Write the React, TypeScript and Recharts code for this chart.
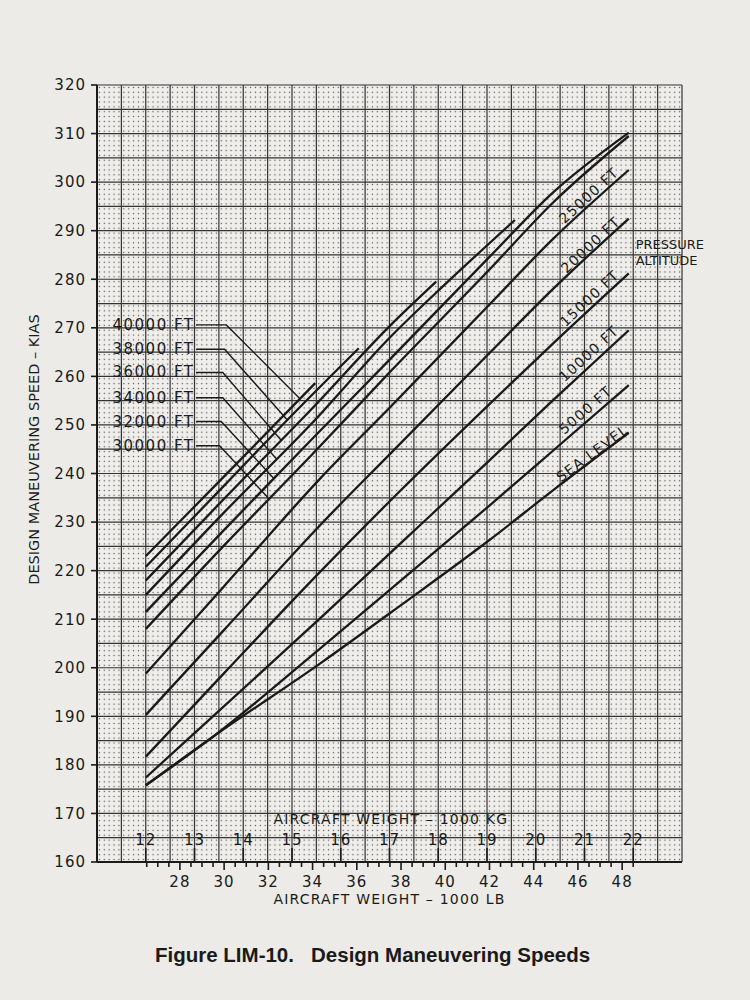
import React from 'react';
import { ComposedChart, Line, XAxis, YAxis, CartesianGrid, ReferenceDot } from 'recharts';

// weight in 1000 lb, speed in KIAS
const seaLevel = [[26.46, 175.8], [29.5, 185.8], [34.35, 200.9], [38, 212.9], [42, 226.3], [45, 237.0], [48.3, 248.4]];
const ft5000 = [[26.46, 175.8], [29.5, 185.8], [34.35, 204.0], [38, 218.0], [42, 233.4], [45, 245.2], [48.3, 258.2]];
const ft10000 = [[26.46, 177.4], [30, 192.1], [34.35, 210.2], [38, 225.7], [42, 242.7], [44.83, 254.9], [48.3, 269.5]];
const ft15000 = [[26.46, 181.7], [30, 198.9], [34.35, 219.8], [38, 236.6], [42, 254.3], [45, 267.3], [48.3, 281.2]];
const ft20000 = [[26.46, 190.3], [30, 207.8], [34.35, 229.4], [37.54, 244.2], [42, 264.8], [44.83, 277.8], [48.3, 292.5]];
const ft25000 = [[26.46, 198.8], [30, 216.8], [34.35, 239.0], [37.54, 253.8], [42, 274.8], [44.83, 288.1], [48.3, 302.5]];
const ft30000 = [[26.46, 208.0], [30, 225.2], [34, 244.0], [37.54, 261.1], [42, 282.0], [44.83, 295.6], [48.3, 309.5]];
const ft32000 = [[26.46, 211.5], [30, 228.4], [34, 247.2], [37.54, 263.7], [42, 284.6], [44.83, 297.7], [48.3, 310.2]];
const ft34000 = [[26.46, 215.0], [30, 232.0], [34, 250.5], [37.54, 268.2], [40, 279.0], [43.15, 292.2]];
const ft36000 = [[26.46, 218.0], [30, 234.8], [34, 253.5], [37.54, 270.6], [39.59, 279.5]];
const ft38000 = [[26.46, 220.8], [30, 237.5], [33, 251.7], [36.09, 265.8]];
const ft40000 = [[26.46, 223.0], [30, 239.4], [34.12, 258.6]];

// leader lines from the left-hand labels to their curves
const lead40000 = [[28.73, 270.6], [30.1, 270.6], [33.43, 255.4]];
const lead38000 = [[28.73, 265.6], [30.02, 265.6], [32.88, 250.9]];
const lead36000 = [[28.73, 260.8], [29.94, 260.8], [32.57, 246.9]];
const lead34000 = [[28.73, 255.6], [29.94, 255.6], [32.35, 243.1]];
const lead32000 = [[28.73, 250.7], [29.87, 250.7], [32.26, 238.9]];
const lead30000 = [[28.73, 245.7], [29.79, 245.7], [31.99, 235.0]];

const leftLabels = [
  { text: '40000 FT', v: 270.6 },
  { text: '38000 FT', v: 265.6 },
  { text: '36000 FT', v: 260.8 },
  { text: '34000 FT', v: 255.6 },
  { text: '32000 FT', v: 250.7 },
  { text: '30000 FT', v: 245.7 },
];

const curveLabels = [
  { text: '25000 FT', w: 46.49, v: 297.3, angle: -42.5 },
  { text: '20000 FT', w: 46.57, v: 287.1, angle: -43 },
  { text: '15000 FT', w: 46.52, v: 276.1, angle: -43 },
  { text: '10000 FT', w: 46.49, v: 264.7, angle: -42.5 },
  { text: '5000 FT', w: 46.34, v: 253.1, angle: -41 },
  { text: 'SEA LEVEL', w: 46.65, v: 244.2, angle: -36.5 },
];

const speedTicks = [160, 170, 180, 190, 200, 210, 220, 230, 240, 250, 260, 270, 280, 290, 300, 310, 320];
const kgTicks = [12, 13, 14, 15, 16, 17, 18, 19, 20, 21, 22];
const lbLabels = [28, 30, 32, 34, 36, 38, 40, 42, 44, 46, 48];
const lbMinor = Array.from({ length: 45 }, (_, i) => 26.5 + i * 0.5);
const kgGrid = Array.from({ length: 25 }, (_, i) => 11 + i * 0.5);
const ktGrid = Array.from({ length: 33 }, (_, i) => 160 + i * 5);

const LB_PER_T = 2.20462;
const LB_DOMAIN = [11 * LB_PER_T, 23 * LB_PER_T];
// kg ticks are drawn on the lb axis, converted to lb
const kgInLb = kgTicks.map((t) => t * LB_PER_T);
const bottomTicks = [...lbMinor, ...kgInLb].sort((a, b) => a - b);

const INK = '#1a1a1a';
const GRID = '#333333';
const PAPER = '#ecebe7';
const FONT = '"DejaVu Sans", Arial, sans-serif';

const pts = (a: number[][]) => a.map(([w, v]) => ({ w, v }));

const curves = [seaLevel, ft5000, ft10000, ft15000, ft20000, ft25000, ft30000, ft32000, ft34000, ft36000, ft38000, ft40000];
const leaders = [lead40000, lead38000, lead36000, lead34000, lead32000, lead30000];

function BottomTick(props: any) {
  const { x, y, payload } = props;
  const val = payload.value;
  const kg = kgTicks.find((t) => Math.abs(t * LB_PER_T - val) < 1e-6);
  if (kg !== undefined) {
    return (
      <g>
        <line x1={x} x2={x} y1={y} y2={y - 14} stroke={INK} strokeWidth={1.6} />
        <text x={x} y={y - 17} textAnchor="middle" fontFamily={FONT} fontSize={15} letterSpacing={1} fill={INK}>
          {kg}
        </text>
      </g>
    );
  }
  const major = lbLabels.some((l) => Math.abs(l - val) < 1e-6);
  return (
    <g>
      <line x1={x} x2={x} y1={y} y2={y + (major ? 8 : 5)} stroke={INK} strokeWidth={1.6} />
      {major && (
        <text x={x} y={y + 25} textAnchor="middle" fontFamily={FONT} fontSize={15} letterSpacing={1} fill={INK}>
          {val}
        </text>
      )}
    </g>
  );
}

const verticalGrid = ({ xAxis, offset }: any) =>
  kgGrid.map((t) =>
    xAxis && typeof xAxis.scale === 'function'
      ? xAxis.scale(t * LB_PER_T)
      : offset.left + ((t - 11) / 12) * offset.width
  );

const horizontalGrid = ({ yAxis, offset }: any) =>
  ktGrid.map((v) =>
    yAxis && typeof yAxis.scale === 'function'
      ? yAxis.scale(v)
      : offset.top + ((320 - v) / 160) * offset.height
  );

const centre = (p: any) => {
  const vb = p.viewBox || { x: 0, y: 0, width: 0, height: 0 };
  return [vb.x + (vb.width || 0) / 2, vb.y + (vb.height || 0) / 2];
};

const textLabel = (text: string, angle: number, size: number, anchor: string, spacing: number) => (p: any) => {
  const [cx, cy] = centre(p);
  return (
    <text
      x={cx}
      y={cy}
      transform={angle ? `rotate(${angle} ${cx} ${cy})` : undefined}
      textAnchor={anchor}
      dominantBaseline="central"
      fontFamily={FONT}
      fontSize={size}
      letterSpacing={spacing}
      fill={INK}
    >
      {text}
    </text>
  );
};

const pressureLabel = (p: any) => {
  const [cx, cy] = centre(p);
  return (
    <text x={cx} textAnchor="start" dominantBaseline="central" fontFamily={FONT} fontSize={13} fill={INK}>
      <tspan x={cx} y={cy - 7.6}>PRESSURE</tspan>
      <tspan x={cx} y={cy + 7.6}>ALTITUDE</tspan>
    </text>
  );
};

const yTitle = (p: any) => {
  const vb = p.viewBox || { x: 27, y: 85, width: 70, height: 777 };
  const cx = vb.x + 7;
  const cy = vb.y + vb.height / 2 - 24;
  return (
    <text
      x={cx}
      y={cy}
      transform={`rotate(-90 ${cx} ${cy})`}
      textAnchor="middle"
      dominantBaseline="central"
      fontFamily={FONT}
      fontSize={14.5}
      fill={INK}
    >
      DESIGN MANEUVERING SPEED – KIAS
    </text>
  );
};

const xTitle = (p: any) => {
  const vb = p.viewBox || { x: 97, y: 862, width: 585, height: 50 };
  const cx = vb.x + vb.width / 2;
  const cy = vb.y + 36.5;
  return (
    <text x={cx} y={cy} textAnchor="middle" dominantBaseline="central" fontFamily={FONT} fontSize={14} letterSpacing={1.2} fill={INK}>
      AIRCRAFT WEIGHT – 1000 LB
    </text>
  );
};

export default function App() {
  return (
    <div style={{ position: 'relative', width: 750, height: 1000, background: PAPER, overflow: 'hidden' }}>
      <style>{`body{margin:0;background:${PAPER}}`}</style>
      <ComposedChart width={750} height={930} margin={{ top: 85, right: 68, bottom: 18, left: 27 }}>
        <defs>
          <pattern id="dots" patternUnits="userSpaceOnUse" x={97} y={85} width={4.875} height={4.856}>
            <rect x={0} y={0} width={4.875} height={4.856} fill="#efeeea" />
            <circle cx={2.44} cy={2.43} r={0.7} fill="#555555" />
          </pattern>
        </defs>
        <XAxis
          xAxisId="lb"
          dataKey="w"
          type="number"
          domain={LB_DOMAIN}
          allowDataOverflow
          ticks={bottomTicks}
          interval={0}
          height={50}
          tickSize={0}
          tickMargin={0}
          tickLine={false}
          axisLine={{ stroke: INK, strokeWidth: 2 }}
          tick={<BottomTick />}
          label={xTitle}
        />
        <YAxis
          yAxisId="kts"
          type="number"
          domain={[160, 320]}
          allowDataOverflow
          ticks={speedTicks}
          interval={0}
          width={70}
          tickSize={6}
          tickMargin={5}
          axisLine={{ stroke: INK, strokeWidth: 2 }}
          tickLine={{ stroke: INK, strokeWidth: 1.6 }}
          tick={{ fontFamily: FONT, fontSize: 15, fill: INK, letterSpacing: 1 }}
          label={yTitle}
        />
        <CartesianGrid
          xAxisId="lb"
          yAxisId="kts"
          verticalCoordinatesGenerator={verticalGrid}
          horizontalCoordinatesGenerator={horizontalGrid}
          fill="url(#dots)"
          fillOpacity={1}
          stroke={GRID}
          strokeWidth={1.2}
        />

        {curves.map((c, i) => (
          <Line
            key={'c' + i}
            xAxisId="lb"
            yAxisId="kts"
            data={pts(c)}
            dataKey="v"
            type="monotone"
            stroke={INK}
            strokeWidth={2.3}
            dot={false}
            activeDot={false}
            isAnimationActive={false}
          />
        ))}
        {leaders.map((c, i) => (
          <Line
            key={'l' + i}
            xAxisId="lb"
            yAxisId="kts"
            data={pts(c)}
            dataKey="v"
            type="linear"
            stroke={INK}
            strokeWidth={1.4}
            dot={false}
            activeDot={false}
            isAnimationActive={false}
          />
        ))}

        {leftLabels.map((l) => (
          <ReferenceDot
            key={l.text}
            xAxisId="lb"
            yAxisId="kts"
            x={28.66}
            y={l.v}
            r={1}
            fill="none"
            stroke="none"
            ifOverflow="visible"
            label={textLabel(l.text, 0, 15, 'end', 1.5)}
          />
        ))}
        {curveLabels.map((l) => (
          <ReferenceDot
            key={l.text}
            xAxisId="lb"
            yAxisId="kts"
            x={l.w}
            y={l.v}
            r={1}
            fill="none"
            stroke="none"
            ifOverflow="visible"
            label={textLabel(l.text, l.angle, 14, 'middle', 1.2)}
          />
        ))}
        <ReferenceDot
          xAxisId="lb"
          yAxisId="kts"
          x={48.61}
          y={285.6}
          r={1}
          fill="none"
          stroke="none"
          ifOverflow="visible"
          label={pressureLabel}
        />
        <ReferenceDot
          xAxisId="lb"
          yAxisId="kts"
          x={37.54}
          y={168.85}
          r={1}
          fill="none"
          stroke="none"
          ifOverflow="visible"
          label={textLabel('AIRCRAFT WEIGHT – 1000 KG', 0, 14, 'middle', 1.2)}
        />
      </ComposedChart>
      <div
        style={{
          position: 'absolute',
          left: 155,
          top: 943,
          fontFamily: '"Liberation Sans", Arial, sans-serif',
          fontWeight: 700,
          fontSize: 20.5,
          color: '#1a1a1a',
          whiteSpace: 'pre',
        }}
      >
        {'Figure LIM-10.   Design Maneuvering Speeds'}
      </div>
    </div>
  );
}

----------

■ **AIM OF THE TASK**
Write out, word for word, the lines from the start of the data through the one holding "YAxis, CartesianGrid, ReferenceDot". Omit pictures.

■ **COMPLETE OUTPUT**
Write the React, TypeScript and Recharts code for this chart.
import React from 'react';
import { ComposedChart, Line, XAxis, YAxis, CartesianGrid, ReferenceDot } from 'recharts';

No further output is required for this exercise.